# Honda My Generator app in Canada?



## csonni (Feb 8, 2001)

I'm about to buy a Honda Generator from the US (particular bluetooth model not offered in Canada) and it can be operated with the My Generator app, but I can't find it on the App Store. If it's not offered in the Canada App Store, does anyone know how I might be able to gt that installed on my iPhone?

is this the proper procedure? Or has it changed since 2014?








How to Download Apps From the US App Store in Any Region


Here's how to download American apps from the US App Store on your Apple device, so you can enjoy US content from anywhere!




www.makeuseof.com


----------



## csonni (Feb 8, 2001)

This is another method. How to Switch to American App Store on iPhone - EaseUS


----------



## pm-r (May 17, 2009)

csonni said:


> _*I'm about to buy a Honda Generator from the US*_ (particular bluetooth model not offered in Canada) and _*it can be operated with the My Generator ap*_p, but I can't find it on the App Store.

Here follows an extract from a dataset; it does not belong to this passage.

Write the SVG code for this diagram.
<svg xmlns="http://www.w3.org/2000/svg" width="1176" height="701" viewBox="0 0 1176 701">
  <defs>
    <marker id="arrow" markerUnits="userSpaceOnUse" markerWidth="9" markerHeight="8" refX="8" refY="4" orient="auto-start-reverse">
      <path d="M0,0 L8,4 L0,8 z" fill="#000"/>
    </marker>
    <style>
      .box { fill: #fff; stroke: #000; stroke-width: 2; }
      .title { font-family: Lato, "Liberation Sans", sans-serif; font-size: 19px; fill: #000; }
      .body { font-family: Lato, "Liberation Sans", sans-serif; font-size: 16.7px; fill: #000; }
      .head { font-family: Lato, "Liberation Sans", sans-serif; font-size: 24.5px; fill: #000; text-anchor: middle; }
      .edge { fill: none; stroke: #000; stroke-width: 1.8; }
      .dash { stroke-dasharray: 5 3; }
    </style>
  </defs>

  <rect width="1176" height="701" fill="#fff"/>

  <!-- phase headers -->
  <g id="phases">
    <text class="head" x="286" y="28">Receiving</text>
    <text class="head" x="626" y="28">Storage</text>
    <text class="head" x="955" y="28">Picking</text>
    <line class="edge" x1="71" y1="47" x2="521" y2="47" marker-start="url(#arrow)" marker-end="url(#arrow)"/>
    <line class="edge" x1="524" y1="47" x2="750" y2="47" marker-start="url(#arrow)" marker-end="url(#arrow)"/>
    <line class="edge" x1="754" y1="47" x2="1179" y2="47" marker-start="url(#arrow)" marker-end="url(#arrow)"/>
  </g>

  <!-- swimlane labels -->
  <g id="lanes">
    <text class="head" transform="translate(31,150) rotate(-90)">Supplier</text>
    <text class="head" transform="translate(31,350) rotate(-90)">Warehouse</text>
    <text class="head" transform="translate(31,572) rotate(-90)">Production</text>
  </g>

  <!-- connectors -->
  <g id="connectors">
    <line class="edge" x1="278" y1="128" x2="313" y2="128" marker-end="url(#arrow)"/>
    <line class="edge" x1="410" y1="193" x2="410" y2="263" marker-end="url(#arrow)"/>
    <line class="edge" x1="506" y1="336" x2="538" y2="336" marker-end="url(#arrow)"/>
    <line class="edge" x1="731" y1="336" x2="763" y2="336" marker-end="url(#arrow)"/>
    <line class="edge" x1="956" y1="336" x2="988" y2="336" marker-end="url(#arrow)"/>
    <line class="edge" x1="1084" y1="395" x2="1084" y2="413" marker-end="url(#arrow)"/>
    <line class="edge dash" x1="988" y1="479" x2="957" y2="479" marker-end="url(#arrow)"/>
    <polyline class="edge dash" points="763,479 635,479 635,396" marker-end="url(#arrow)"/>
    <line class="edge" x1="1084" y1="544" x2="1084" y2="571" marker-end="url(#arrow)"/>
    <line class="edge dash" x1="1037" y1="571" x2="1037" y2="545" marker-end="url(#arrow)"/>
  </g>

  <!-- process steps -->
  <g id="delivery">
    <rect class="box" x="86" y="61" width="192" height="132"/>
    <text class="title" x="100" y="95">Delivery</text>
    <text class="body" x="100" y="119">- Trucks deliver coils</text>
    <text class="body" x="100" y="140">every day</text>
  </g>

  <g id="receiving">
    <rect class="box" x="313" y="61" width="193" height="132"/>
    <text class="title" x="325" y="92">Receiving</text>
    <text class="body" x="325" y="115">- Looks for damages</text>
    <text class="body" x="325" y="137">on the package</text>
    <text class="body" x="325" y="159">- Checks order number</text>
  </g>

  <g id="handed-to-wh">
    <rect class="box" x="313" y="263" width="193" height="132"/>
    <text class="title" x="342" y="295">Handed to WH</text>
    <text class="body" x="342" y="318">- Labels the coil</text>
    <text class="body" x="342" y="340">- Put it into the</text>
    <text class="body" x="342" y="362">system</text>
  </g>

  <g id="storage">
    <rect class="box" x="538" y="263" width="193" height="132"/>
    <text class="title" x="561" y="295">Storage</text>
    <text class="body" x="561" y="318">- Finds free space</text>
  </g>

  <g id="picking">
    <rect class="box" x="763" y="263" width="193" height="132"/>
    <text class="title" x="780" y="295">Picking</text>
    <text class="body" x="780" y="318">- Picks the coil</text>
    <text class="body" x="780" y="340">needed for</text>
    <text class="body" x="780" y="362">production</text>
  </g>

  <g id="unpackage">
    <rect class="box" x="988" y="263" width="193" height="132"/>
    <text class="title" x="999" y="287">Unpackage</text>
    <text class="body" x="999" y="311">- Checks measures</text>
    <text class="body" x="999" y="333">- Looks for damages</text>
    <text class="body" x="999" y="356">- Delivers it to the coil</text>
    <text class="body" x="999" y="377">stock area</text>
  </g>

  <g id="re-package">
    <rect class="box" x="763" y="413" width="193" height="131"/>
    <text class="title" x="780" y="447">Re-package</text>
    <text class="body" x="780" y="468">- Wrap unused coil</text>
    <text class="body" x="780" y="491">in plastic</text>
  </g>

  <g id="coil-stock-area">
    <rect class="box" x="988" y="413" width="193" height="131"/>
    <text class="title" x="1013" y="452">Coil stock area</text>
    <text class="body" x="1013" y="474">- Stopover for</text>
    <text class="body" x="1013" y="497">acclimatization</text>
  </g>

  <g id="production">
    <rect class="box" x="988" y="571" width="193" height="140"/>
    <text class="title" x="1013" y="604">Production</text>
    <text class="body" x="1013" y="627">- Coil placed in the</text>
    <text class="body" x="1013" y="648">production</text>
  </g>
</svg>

You may want to reconsider your decision especially after reading some of the various user comments such as these at:








Honda My Generator - Apps on Google Play


Control Your Honda Generators




play.google.com





It seems to be the same aoo that you are looking for, but not exactly the best of reviews by a long shot!!!



- Patrick
=======


----------



## csonni (Feb 8, 2001)

Well, the newer model is actually cheaper than the older one here in our area (at least from my seller). I really just wanted the BT app for keeping Run Hours recorded (user of older models install an hour meter). Remote shut off would be nice as well. Maybe Honda will work on that app since they're planning on including BT on all models.


----------



## pm-r (May 17, 2009)

csonni said:


> Maybe Honda will work on that app since they're planning on including BT on all models.



I wonder why the Honda _*My Generator ap*_p, doesn't seem to be in the Apple iOS Store and probably no way of sideloading it if you could find it from somewhere else or whatever else is required. Actually, it looks like quite a neat idea but unfortunate that it doesn't seem to work very well. It also seems to be full of ads which I would find very annoying if there wasn't anything of interest.

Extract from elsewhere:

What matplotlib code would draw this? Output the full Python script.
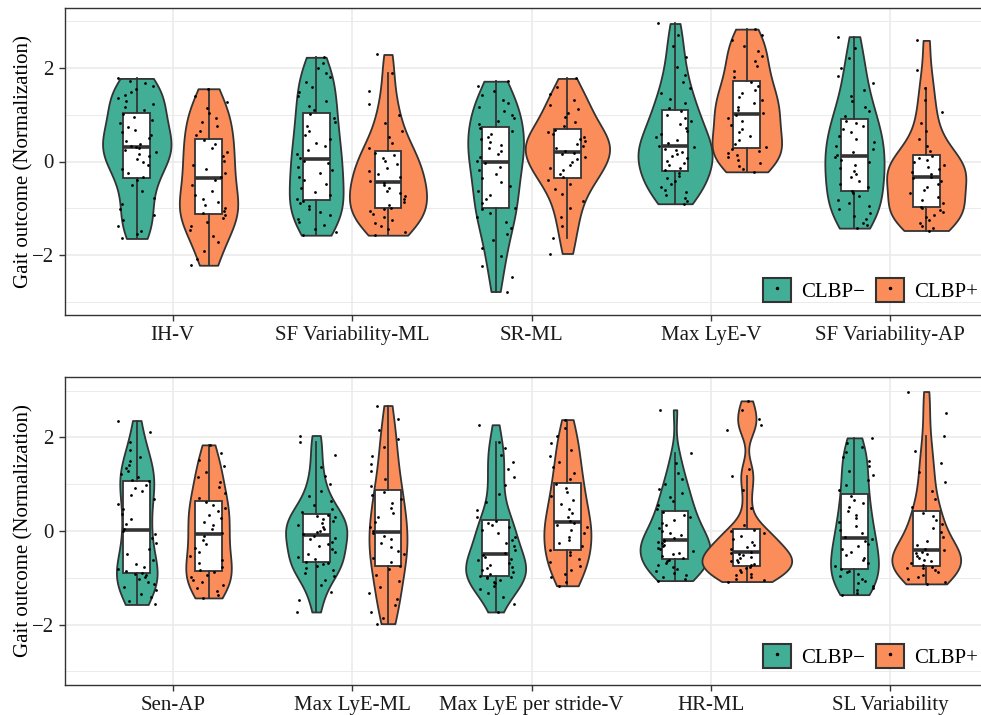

Maybe contact Honda themselves at their Canadian branch and see if they know how you could get hold of the software.


- Patrick
=======


----------



## csonni (Feb 8, 2001)

You lost me there.....


----------



## pm-r (May 17, 2009)

csonni said:


> You lost me there.....



I'm sorry, I had to edit my post due to goofy fonts and I am not sure where I lost you...


- Patrick
=======


----------



## csonni (Feb 8, 2001)

I created an account with Apple US and downloaded the app. Signed back in to my CA account and now have the app.


----------



## pm-r (May 17, 2009)

csonni said:


> I created an account with Apple US and downloaded the app. Signed back in to my CA account and now have the app.



Good work. Here's hoping it works well for you.

I wonder why Apple does not have it on their Canadian iOS site???


- Patrick
=======


----------



## csonni (Feb 8, 2001)

pm-r said:


> Good work. Here's hoping it works well for you.
> 
> I wonder why Apple does not have it on their Canadian iOS site???
> 
> ...


The model I’m buying is not yet available in Canada. No Bluetooth options. It might not be for at least another year.


----------



## pm-r (May 17, 2009)

csonni said:


> The model I’m buying is not yet available in Canada. No Bluetooth options. It might not be for at least another year.



I wonder if this could be a replacement but I have no idea as to what its BlueTooth component might consist of or do, but it's available now:
_*RYOBI Bluetooth 2,300-Watt Super Quiet Gasoline Powered Digital Inverter Generator*


https://www.homedepot.ca/product/ryobi-bluetooth-2-300-watt-super-quiet-gasoline-powered-digital-inverter-generator/1000783343




- Patrick
=======_


----------